DUNEDIN — Sen. Barack Obama, the Democratic presidential nominee, is coming to the city and the whole town is abuzz, Mayor Bob Hackworth says.
"My cell phone rings every two minutes," he said Monday. "It's ringing as we speak."
Many ask the mayor whether he can get them tickets, but there won't be any tickets. When the gates open at 10:30 a.m. Wednesday at Knology Park, admission will be first-come, first-served.
"I endorsed Barack Obama back in December 2007, before he won the Iowa primary," said Hackworth, a Democrat. "There weren't a whole heck of a lot of people who were on his bandwagon then."
The mayor also is gratified that Dunedin will help local residents get to know Obama better.
"This is going to be a battleground state and I think it's going to be decided in Pinellas County," said Hackworth, who's running for Congress against Republican C.W. Bill Young. "I want them to see what I saw back in December: that he's the right choice to lead our country."
The mayor had heard that Obama was coming to the county to prepare for the debates.
"I tried to put the word out that we'd certainly like to do an event in Dunedin," he said. "And it worked out."
He found out Saturday night that the campaign was taking him up on his offer. And on Sunday, the city figured out many of the logistics.
Hackworth said the city expects a crowd of 8,000 to 10,000, with seating on the field in addition to the 6,500 seats in the stands.

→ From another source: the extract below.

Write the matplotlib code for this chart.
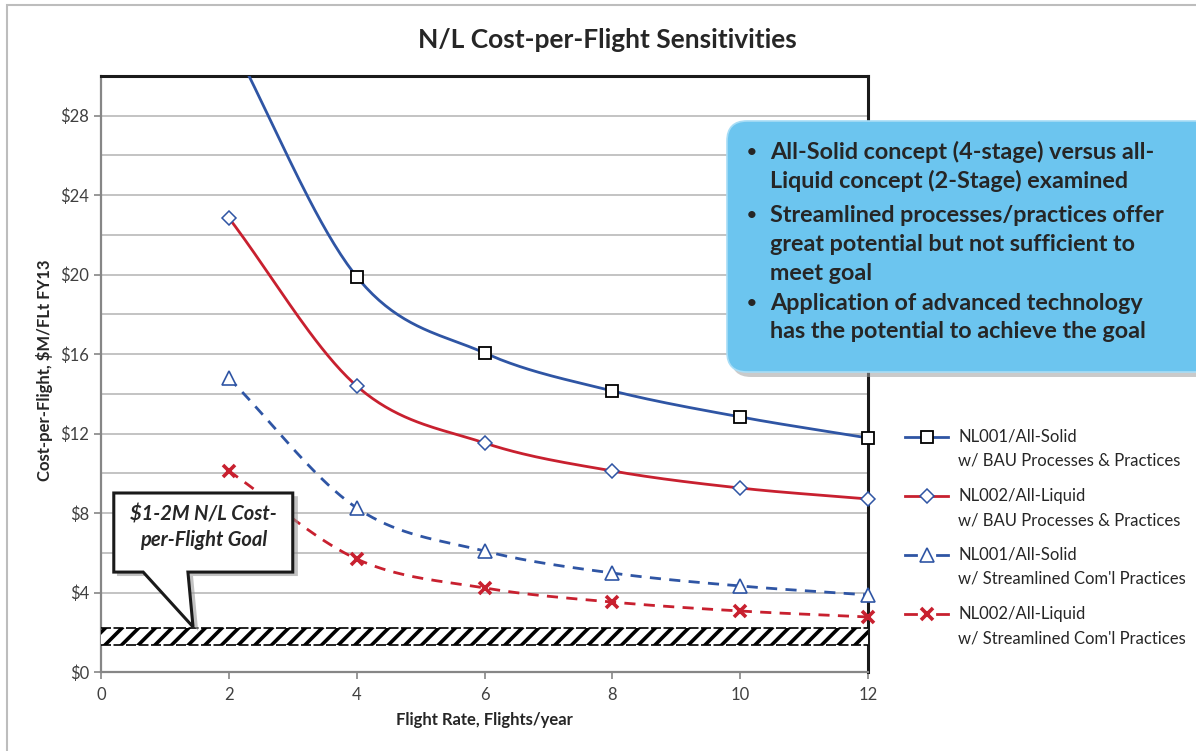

Full concessions will be available, but the crowd will exceed onsite parking.
"We want to encourage people to use the Pinellas Trail and come by bicycle," he said, or to carpool.
While Dunedin focuses on the logistics, the Obama campaign is working on the program for the event, Hackworth said. The mayor will be there to welcome the candidate to the city.
Others around town are excited about Obama's visit, too, including the Dunedin Chamber of Commerce.
"It's a good thing for the nation to see our community and our town," said Terry Hodge, the chamber's chairman of the board. "We're very proud of it."